[Dataset section]:
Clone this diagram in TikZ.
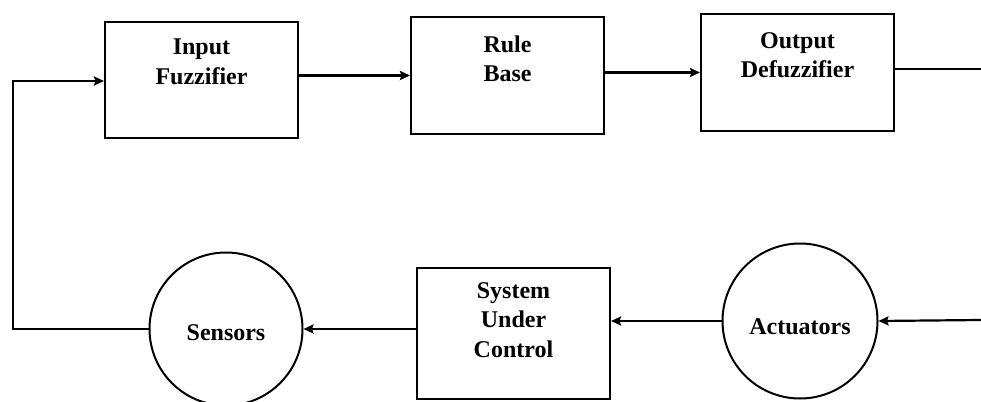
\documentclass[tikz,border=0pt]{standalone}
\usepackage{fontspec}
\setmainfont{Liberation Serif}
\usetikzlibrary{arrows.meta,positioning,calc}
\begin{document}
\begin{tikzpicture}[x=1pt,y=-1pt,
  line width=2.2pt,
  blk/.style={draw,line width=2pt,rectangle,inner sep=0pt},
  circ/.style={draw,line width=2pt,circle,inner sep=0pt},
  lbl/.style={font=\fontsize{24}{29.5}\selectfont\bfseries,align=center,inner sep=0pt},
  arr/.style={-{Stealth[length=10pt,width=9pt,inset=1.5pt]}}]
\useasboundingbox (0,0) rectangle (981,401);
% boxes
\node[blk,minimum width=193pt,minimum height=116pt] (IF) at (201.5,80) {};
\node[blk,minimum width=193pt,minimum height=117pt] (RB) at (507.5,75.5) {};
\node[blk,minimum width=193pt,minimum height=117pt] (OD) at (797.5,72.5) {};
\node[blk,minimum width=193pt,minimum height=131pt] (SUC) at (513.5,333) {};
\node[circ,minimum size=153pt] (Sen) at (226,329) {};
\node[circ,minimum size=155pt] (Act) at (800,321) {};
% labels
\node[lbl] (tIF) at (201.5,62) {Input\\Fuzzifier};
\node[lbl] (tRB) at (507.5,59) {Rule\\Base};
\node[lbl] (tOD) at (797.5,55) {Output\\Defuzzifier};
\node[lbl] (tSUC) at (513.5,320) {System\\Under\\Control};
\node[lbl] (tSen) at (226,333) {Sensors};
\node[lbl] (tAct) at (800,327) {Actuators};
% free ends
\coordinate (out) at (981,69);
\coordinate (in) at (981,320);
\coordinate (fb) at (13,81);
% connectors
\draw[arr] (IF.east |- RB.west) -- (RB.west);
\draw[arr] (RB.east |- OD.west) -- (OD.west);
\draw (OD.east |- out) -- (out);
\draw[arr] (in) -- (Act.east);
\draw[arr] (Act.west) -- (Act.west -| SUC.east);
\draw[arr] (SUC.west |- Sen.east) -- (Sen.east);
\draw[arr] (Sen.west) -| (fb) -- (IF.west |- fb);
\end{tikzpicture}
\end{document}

[Job]: Omit the pictures and output all of the other material exactly.

[Exercise result]:
Clone this diagram in TikZ.
\documentclass[tikz,border=0pt]{standalone}
\usepackage{fontspec}
\setmainfont{Liberation Serif}
\usetikzlibrary{arrows.meta,positioning,calc}
\begin{document}
\begin{tikzpicture}[x=1pt,y=-1pt,
  line width=2.2pt,
  blk/.style={draw,line width=2pt,rectangle,inner sep=0pt},
  circ/.style={draw,line width=2pt,circle,inner sep=0pt},
  lbl/.style={font=\fontsize{24}{29.5}\selectfont\bfseries,align=center,inner sep=0pt},
  arr/.style={-{Stealth[length=10pt,width=9pt,inset=1.5pt]}}]
\useasboundingbox (0,0) rectangle (981,401);
% boxes
\node[blk,minimum width=193pt,minimum height=116pt] (IF) at (201.5,80) {};
\node[blk,minimum width=193pt,minimum height=117pt] (RB) at (507.5,75.5) {};
\node[blk,minimum width=193pt,minimum height=117pt] (OD) at (797.5,72.5) {};
\node[blk,minimum width=193pt,minimum height=131pt] (SUC) at (513.5,333) {};
\node[circ,minimum size=153pt] (Sen) at (226,329) {};
\node[circ,minimum size=155pt] (Act) at (800,321) {};
% labels
\node[lbl] (tIF) at (201.5,62) {Input\\Fuzzifier};
\node[lbl] (tRB) at (507.5,59) {Rule\\Base};
\node[lbl] (tOD) at (797.5,55) {Output\\Defuzzifier};
\node[lbl] (tSUC) at (513.5,320) {System\\Under\\Control};
\node[lbl] (tSen) at (226,333) {Sensors};
\node[lbl] (tAct) at (800,327) {Actuators};
% free ends
\coordinate (out) at (981,69);
\coordinate (in) at (981,320);
\coordinate (fb) at (13,81);
% connectors
\draw[arr] (IF.east |- RB.west) -- (RB.west);
\draw[arr] (RB.east |- OD.west) -- (OD.west);
\draw (OD.east |- out) -- (out);
\draw[arr] (in) -- (Act.east);
\draw[arr] (Act.west) -- (Act.west -| SUC.east);
\draw[arr] (SUC.west |- Sen.east) -- (Sen.east);
\draw[arr] (Sen.west) -| (fb) -- (IF.west |- fb);
\end{tikzpicture}
\end{document}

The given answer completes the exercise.